Já a licença-paternidade possui duração de cinco dias, com início a partir do dia do nascimento do bebê. Em alguns casos, pode haver prorrogação de 15 dias. A forma atual da legislação é alvo de críticas.
O Projeto de Lei 1974/21, dos deputados Sâmia Bomfim (PSOL-SP) e Glauber Braga (PSOL-RJ), por exemplo, propõe uma licença parental remunerada de 180 dias às mães, pais e a todas as pessoas em vínculo socioafetivo para os cuidados necessários com a chegada de um bebê, criança ou adolescente em grupos familiares.
Caso julgado pelo STF
O caso concreto julgado pelo STF envolve uma gestação que ocorreu por inseminação artificial em que o óvulo de uma servidora pública foi fecundado e implantado na companheira. A funcionária requereu junto ao Município de São Bernardo do Campo (SP) licença-maternidade de 180 dias prevista na legislação local, mas teve o pedido negado sob o entendimento de que a legislação não autoriza a concessão.
A funcionária acionou a Justiça paulista alegando, entre outros pontos, que a criança integra uma família composta por duas mães e, na impossibilidade de a mãe que gestou o bebê ficar em casa, pois é autônoma e precisa trabalhar, a segunda tem direito à garantia constitucional da licença-maternidade. O pedido foi julgado procedente pelo juízo de primeiro grau, e a sentença foi mantida pela Turma Recursal do Juizado Especial da Fazenda Pública.
Segundo a Turma Recursal, o direito à licença-maternidade visa assegurar o convívio integral com a criança durante os primeiros meses de vida e se constituiu como uma proteção à maternidade, possibilitando o cuidado e apoio à criança no estágio inicial de sua vida, independentemente da origem da filiação.

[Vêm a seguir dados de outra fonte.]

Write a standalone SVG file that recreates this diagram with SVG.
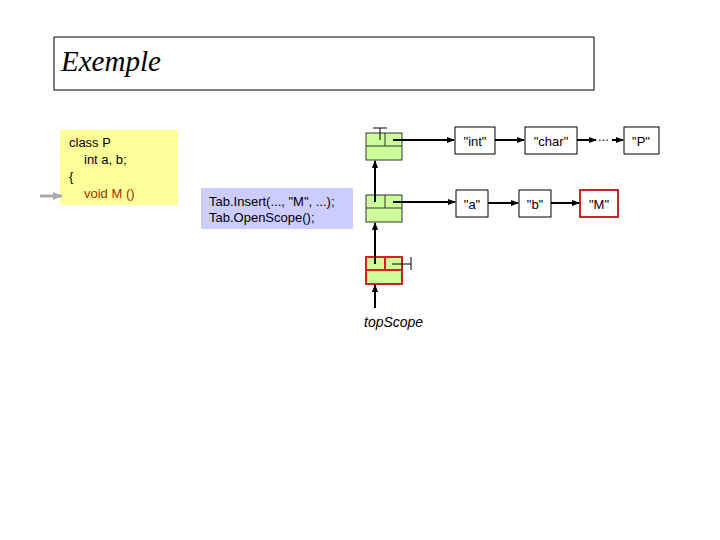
<svg xmlns="http://www.w3.org/2000/svg" width="720" height="540" viewBox="0 0 720 540">
<style>
.t{font-family:"Liberation Sans",Arial,sans-serif;font-size:13px;fill:#000}
.box{fill:#fff;stroke:#000;stroke-width:1}
.sc{fill:#ccff99;stroke:#333;stroke-width:1}
.ln{stroke:#000;stroke-width:2;fill:none}
</style>
<defs>
<marker id="a" markerWidth="8" markerHeight="8" refX="7" refY="4" orient="auto" markerUnits="userSpaceOnUse"><path d="M0,1 L8,4 L0,7Z" fill="#000"/></marker>
<marker id="g" markerWidth="10" markerHeight="8" refX="9" refY="4" orient="auto" markerUnits="userSpaceOnUse"><path d="M0,0 L10,4 L0,8Z" fill="#aaa"/></marker>
</defs>
<g id="title"><rect x="54" y="37" width="540" height="53" fill="#fff" stroke="#000"/>
<text x="61" y="71" font-family="Liberation Serif,serif" font-style="italic" font-size="29">Exemple</text></g>
<g id="code"><rect x="60" y="130" width="118" height="75" fill="#ffff99"/>
<text class="t" x="69" y="147">class P</text><text class="t" x="84" y="164">int a, b;</text>
<text class="t" x="69" y="181">{</text><text class="t" x="84" y="198" fill="#993300" style="fill:#993300">void M ()</text></g>
<g id="call"><rect x="201" y="188" width="152" height="41" fill="#ccccff"/>
<text class="t" x="209" y="206">Tab.Insert(..., "M", ...);</text><text class="t" x="209" y="222">Tab.OpenScope();</text></g>
<g id="s1"><rect class="sc" x="366" y="133" width="36" height="27"/><line x1="366" y1="146" x2="402" y2="146" stroke="#333"/><line x1="385" y1="133" x2="385" y2="146" stroke="#333"/>
<line x1="380" y1="128" x2="380" y2="140" stroke="#000"/><line x1="373" y1="128" x2="387" y2="128" stroke="#000"/></g>
<g id="s2"><rect class="sc" x="366" y="195" width="36" height="27"/><line x1="366" y1="208" x2="402" y2="208" stroke="#333"/><line x1="385" y1="195" x2="385" y2="208" stroke="#333"/></g>
<g id="s3"><rect x="366" y="257" width="36" height="27" fill="#ccff99" stroke="#cc2222" stroke-width="2"/><line x1="366" y1="270" x2="402" y2="270" stroke="#cc2222" stroke-width="2"/><line x1="385" y1="257" x2="385" y2="270" stroke="#cc2222" stroke-width="2"/>
<line x1="392" y1="264" x2="411" y2="264" stroke="#000"/><line x1="411" y1="257" x2="411" y2="270" stroke="#000"/></g>
<g id="n-int"><rect class="box" x="455" y="127" width="40" height="27"/><text class="t" x="475" y="146" text-anchor="middle">"int"</text></g>
<g id="n-char"><rect class="box" x="525" y="127" width="52" height="27"/><text class="t" x="551" y="146" text-anchor="middle">"char"</text></g>
<g id="n-P"><rect class="box" x="624" y="127" width="35" height="27"/><text class="t" x="641" y="146" text-anchor="middle">"P"</text></g>
<g id="n-a"><rect class="box" x="456" y="190" width="32" height="27"/><text class="t" x="472" y="209" text-anchor="middle">"a"</text></g>
<g id="n-b"><rect class="box" x="519" y="190" width="32" height="27"/><text class="t" x="535" y="209" text-anchor="middle">"b"</text></g>
<g id="n-M"><rect x="580" y="190" width="38" height="27" fill="#fff" stroke="#cc2222" stroke-width="2"/><text class="t" x="599" y="209" text-anchor="middle">"M"</text></g>
<text x="364" y="327" font-family="Liberation Sans,sans-serif" font-style="italic" font-size="14">topScope</text>
<g id="connectors">
<line x1="40" y1="196" x2="62" y2="196" stroke="#aaa" stroke-width="3" marker-end="url(#g)"/>
<line class="ln" x1="393" y1="140" x2="454" y2="140" marker-end="url(#a)"/>
<line class="ln" x1="495" y1="140" x2="524" y2="140" marker-end="url(#a)"/>
<line class="ln" x1="577" y1="140" x2="596" y2="140" marker-end="url(#a)"/>
<text class="t" x="598" y="141" font-size="11">...</text>
<line class="ln" x1="612" y1="140" x2="623" y2="140" marker-end="url(#a)"/>
<line class="ln" x1="393" y1="202" x2="455" y2="202" marker-end="url(#a)"/>
<line class="ln" x1="488" y1="203" x2="518" y2="203" marker-end="url(#a)"/>
<line class="ln" x1="551" y1="203" x2="579" y2="203" marker-end="url(#a)"/>
<line class="ln" x1="375" y1="202" x2="375" y2="161" marker-end="url(#a)"/>
<line class="ln" x1="375" y1="264" x2="375" y2="223" marker-end="url(#a)"/>
<line class="ln" x1="375" y1="308" x2="375" y2="285" marker-end="url(#a)"/>
</g>
</svg>
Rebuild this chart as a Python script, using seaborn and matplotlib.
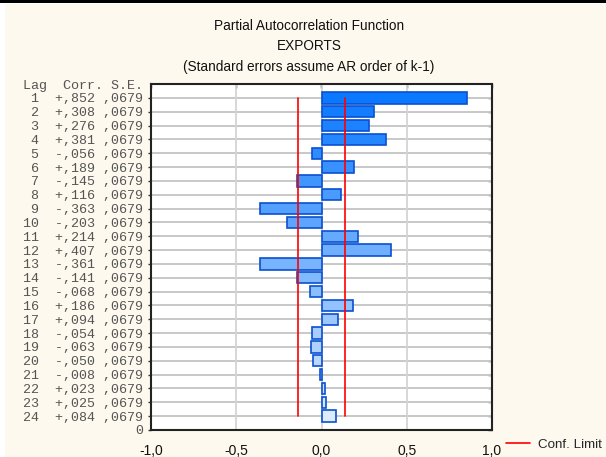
import matplotlib
matplotlib.use("Agg")
import matplotlib.pyplot as plt
from matplotlib.colors import LinearSegmentedColormap, to_hex
from matplotlib.lines import Line2D
from matplotlib.patches import Rectangle
import seaborn as sns
import pandas as pd
import numpy as np

# ---- data ----
lags = list(range(1, 25))
corr = [0.852, 0.308, 0.276, 0.381, -0.056, 0.189, -0.145, 0.116, -0.363, -0.203,
        0.214, 0.407, -0.361, -0.141, -0.068, 0.186, 0.094, -0.054, -0.063, -0.050,
        -0.008, 0.023, 0.025, 0.084]
se = [0.0679] * 24
xticks = [-1.0, -0.5, 0.0, 0.5, 1.0]
title_lines = ["Partial Autocorrelation Function", "EXPORTS",
               "(Standard errors assume AR order of k-1)"]

n = len(lags)
df = pd.DataFrame({"lag": [str(l) for l in lags], "corr": corr,
                   "pos": [n + 1 - l for l in lags]})

cmap = LinearSegmentedColormap.from_list("g", ["#0A78FF", "#DDEBFC"])
palette = {str(l): to_hex(cmap(i / (n - 1))) for i, l in enumerate(lags)}

sns.set_theme(style="white")
plt.rcParams["font.family"] = ["Liberation Sans", "DejaVu Sans"]

fig = plt.figure(figsize=(6.06, 4.57), dpi=100, facecolor="white")
fig.patches.append(Rectangle((5 / 606, 0), 1, 1 - 4 / 457, transform=fig.transFigure,
                             facecolor="#FEF9EE", edgecolor="none", zorder=-10))
fig.patches.append(Rectangle((0, 1 - 3 / 457), 1, 3 / 457, transform=fig.transFigure,
                             facecolor="black", edgecolor="none", zorder=-9))

ax = fig.add_axes([151 / 606, 1 - 430 / 457, 341 / 606, 346 / 457])
ax.set_facecolor("white")

sns.barplot(data=df, x="corr", y="pos", hue="lag", hue_order=df["lag"].tolist(),
            palette=palette, saturation=1, orient="h", native_scale=True, errorbar=None,
            width=0.82, edgecolor="#0A50D0", linewidth=1.2, legend=False,
            dodge=False, ax=ax, zorder=3)

# grid
ax.hlines(df["pos"], -1, 1, colors="#C8C8C8", linewidths=1.4, zorder=1)
ax.vlines(xticks[1:-1], 0, n + 1, colors="#D4D4D4", linewidths=1.3, zorder=1)

# confidence limits
lim = 2 * np.array(se)
ax.plot(lim, df["pos"], color="red", lw=1.2, zorder=4)
ax.plot(-lim, df["pos"], color="red", lw=1.2, zorder=4)

ax.set_xlim(-1, 1)
ax.set_ylim(0, n + 1)

ax.set_xticks(xticks)
ax.set_xticklabels([f"{v:.1f}".replace(".", ",").replace("-0,0", "0,0") for v in xticks],
                   fontsize=10)
yt = [0] + df["pos"].tolist()
ylab = ["0"] + [f"{l:>2}  {'+' if c >= 0 else '-'},{int(round(abs(c) * 1000)):03d} ,{int(round(s * 10000)):04d}"
                for l, c, s in zip(lags, corr, se)]
ax.set_yticks(yt)
ax.set_yticklabels(ylab, fontsize=9.6, family="Liberation Mono", color="#555555")
ax.set_xlabel("")
ax.set_ylabel("")
ax.grid(False)

ax.tick_params(axis="y", direction="out", length=2.5, width=1, pad=3, color="#333333", left=True)
ax.tick_params(axis="x", bottom=False, pad=4, labelcolor="#111111")

for sp in ax.spines.values():
    sp.set_visible(True)
    sp.set_color("#222222")
    sp.set_linewidth(1.5)

sy = ax.secondary_yaxis("right")
sy.set_yticks(yt)
sy.set_yticklabels([])
sy.tick_params(direction="in", length=3, width=1, color="#333333")
sy.spines["right"].set_visible(False)
sx = ax.secondary_xaxis("top")
sx.set_xticks(xticks)
sx.set_xticklabels([])
sx.tick_params(direction="in", length=3, width=1, color="#333333")
sx.spines["top"].set_visible(False)

# header for table
fig.text(143 / 606, 1 - 86 / 457, "Lag  Corr. S.E.", ha="right", va="center",
         family="Liberation Mono", fontsize=9.6, color="#555555")

# titles
for y, t in zip([26, 46, 67], title_lines):
    fig.text(309 / 606, 1 - y / 457, t, ha="center", va="center",
             fontsize=9.8, color="#111111")

fig.legend(handles=[Line2D([], [], color="red", lw=1.2)], labels=["Conf. Limit"],
           loc="center left", bbox_to_anchor=(506 / 606, 1 - 445 / 457), frameon=False,
           handlelength=1.8, handletextpad=0.6, fontsize=9.6, borderpad=0, borderaxespad=0)

fig.savefig("out.png", dpi=100, facecolor=fig.get_facecolor())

O município recorreu ao STF com o argumento de que não há previsão legal que autorize o afastamento remunerado a título de licença-maternidade para a situação tratada nos autos, e que a administração pública está vinculada ao princípio da legalidade. Por unanimidade, a Corte negou o pedido do município e definiu que a mãe teria o direito à licença-maternidade.